If the General Assembly votes to keep GA in Phoenix in 2012, and if the main reason is that we could do better things with the $600,000 that cancellation would cost us, then I propose we take one half of that amount and donate it to organizations working for immigration reform; relief organizations; and education, for ourselves and the communities we serve, about the history of immigration and immigrants in the United States. That latter would have the added advantage of countering Arizona’s other blow for ignorance and injustice this month, its ban on “ethnic”–unless your ethnicity is white European-American–“studies.” I know UUs and education, though; we prefer study to action. So only 10% of the fund is allowed to go toward education. I also know that the GA likes to vote in recommendations without a realistic idea of how to fund them, so delegates, propose a funding source. We can’t pass binding funding requirements on congregations, but we could ask for every congregation to pay an additional $1.50 per member for one year. That would probably fuel a demand for a new, truly democratic delegate system, which would be a bonus.
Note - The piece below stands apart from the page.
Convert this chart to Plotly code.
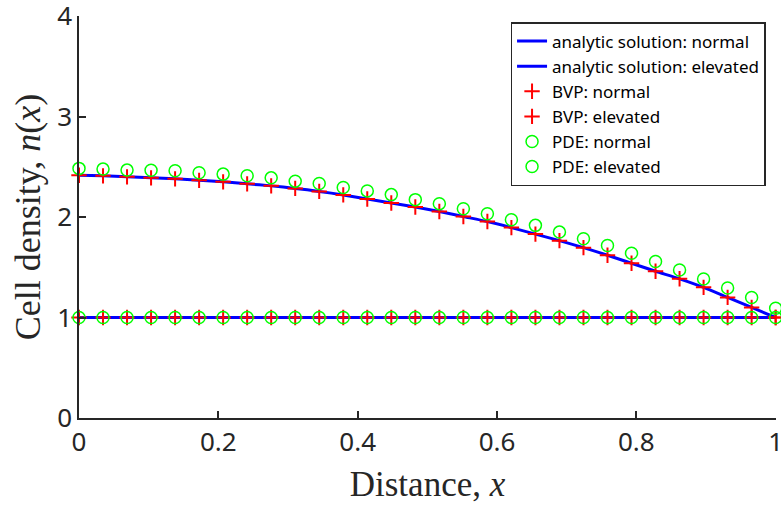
import numpy as np
import plotly.graph_objects as go

# Data
distance = np.linspace(0, 1, 30)

analytic_normal = [1.0] * 30
analytic_elevated = [2.415, 2.41, 2.40, 2.39, 2.38, 2.365, 2.35, 2.33, 2.31, 2.285,
                     2.255, 2.22, 2.18, 2.14, 2.10, 2.055, 2.005, 1.955, 1.895, 1.83,
                     1.765, 1.695, 1.62, 1.54, 1.46, 1.385, 1.30, 1.20, 1.10, 1.00]
bvp_normal = [1.0] * 30
bvp_elevated = list(analytic_elevated)
pde_normal = [1.0] * 30
pde_elevated = [2.484, 2.477, 2.467, 2.465, 2.46, 2.44, 2.427, 2.41, 2.39, 2.357,
                2.333, 2.293, 2.26, 2.223, 2.173, 2.133, 2.083, 2.033, 1.973, 1.917,
                1.85, 1.783, 1.717, 1.64, 1.557, 1.473, 1.384, 1.293, 1.20, 1.093]

x_ticks = [0, 0.2, 0.4, 0.6, 0.8, 1]
x_ticklabels = ["0", "0.2", "0.4", "0.6", "0.8", "1"]
y_ticks = [0, 1, 2, 3, 4]
y_ticklabels = ["0", "1", "2", "3", "4"]

BLUE = "#0000FF"
RED = "#FF0000"
GREEN = "#00FF00"
AX = "#262626"

fig = go.Figure()
fig.add_trace(go.Scatter(x=distance, y=analytic_normal, mode="lines",
                         line=dict(color=BLUE, width=3), cliponaxis=False,
                         name="analytic solution: normal"))
fig.add_trace(go.Scatter(x=distance, y=analytic_elevated, mode="lines",
                         line=dict(color=BLUE, width=3, shape="spline", smoothing=0.6),
                         cliponaxis=False,
                         name="analytic solution: elevated"))
fig.add_trace(go.Scatter(x=distance, y=bvp_normal, mode="markers", cliponaxis=False,
                         marker=dict(symbol="cross-thin", size=11,
                                     line=dict(color=RED, width=2)),
                         name="BVP: normal"))
fig.add_trace(go.Scatter(x=distance, y=bvp_elevated, mode="markers", cliponaxis=False,
                         marker=dict(symbol="cross-thin", size=11,
                                     line=dict(color=RED, width=2)),
                         name="BVP: elevated"))
fig.add_trace(go.Scatter(x=distance, y=pde_normal, mode="markers", cliponaxis=False,
                         marker=dict(symbol="circle-open", size=12, color=GREEN,
                                     line=dict(color=GREEN, width=1.5)),
                         name="PDE: normal"))
fig.add_trace(go.Scatter(x=distance, y=pde_elevated, mode="markers", cliponaxis=False,
                         marker=dict(symbol="circle-open", size=12, color=GREEN,
                                     line=dict(color=GREEN, width=1.5)),
                         name="PDE: elevated"))

fig.update_layout(
    width=781, height=509,
    margin=dict(l=79, r=5, t=16, b=91),
    plot_bgcolor="white", paper_bgcolor="white",
    font=dict(family="Noto Sans", color=AX),
    showlegend=True,
    legend=dict(
        x=0.985, xanchor="right", y=0.985, yanchor="top",
        bgcolor="white", bordercolor=AX, borderwidth=1.5,
        font=dict(family="Noto Sans", size=17, color="#000000"),
        itemwidth=30, tracegroupgap=0,
    ),
    xaxis=dict(
        range=[0, 1.0005], tickvals=x_ticks, ticktext=x_ticklabels, automargin=False,
        ticklabeloverflow="allow",
        showgrid=False, zeroline=False, showline=True, linecolor=AX, linewidth=1.5,
        ticks="inside", ticklen=7, tickwidth=1.5, tickcolor=AX,
        tickfont=dict(family="Noto Sans", size=26, color=AX),
        title=dict(text="Distance, <i>x</i>",
                   font=dict(family="Liberation Serif", size=35, color=AX),
                   standoff=14),
    ),
    yaxis=dict(
        range=[0, 4.0005], tickvals=y_ticks, ticktext=y_ticklabels, automargin=False,
        ticklabeloverflow="allow",
        showgrid=False, zeroline=False, showline=True, linecolor=AX, linewidth=1.5,
        ticks="inside", ticklen=7, tickwidth=1.5, tickcolor=AX,
        tickfont=dict(family="Noto Sans", size=26, color=AX),
        title=dict(text="Cell density, <i>n</i>(<i>x</i>)",
                   font=dict(family="Liberation Serif", size=36, color=AX),
                   standoff=6),
    ),
)

# remove the browser's default 8px body margin so the figure fills the window
fig.write_html("out.html",
               config={"displayModeBar": False},
               post_script="document.body.style.margin='0';document.body.style.overflow='hidden';")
The demonstration in Phoenix this weekend, to which I wish I could go, has been called “our Selma.” I hope so. I hope it will be a call to lasting change in our immigration policy. What we have right now is exploitation (if we simply allow illegal immigration to continue as is) or exploitation plus scapegoating (if we allow it and then punish it, a la SB 1070). Justice is possible, and we’re the ones who can bring it about.

Rally well, good folks going to Phoenix tomorrow. You are marching in the light of God.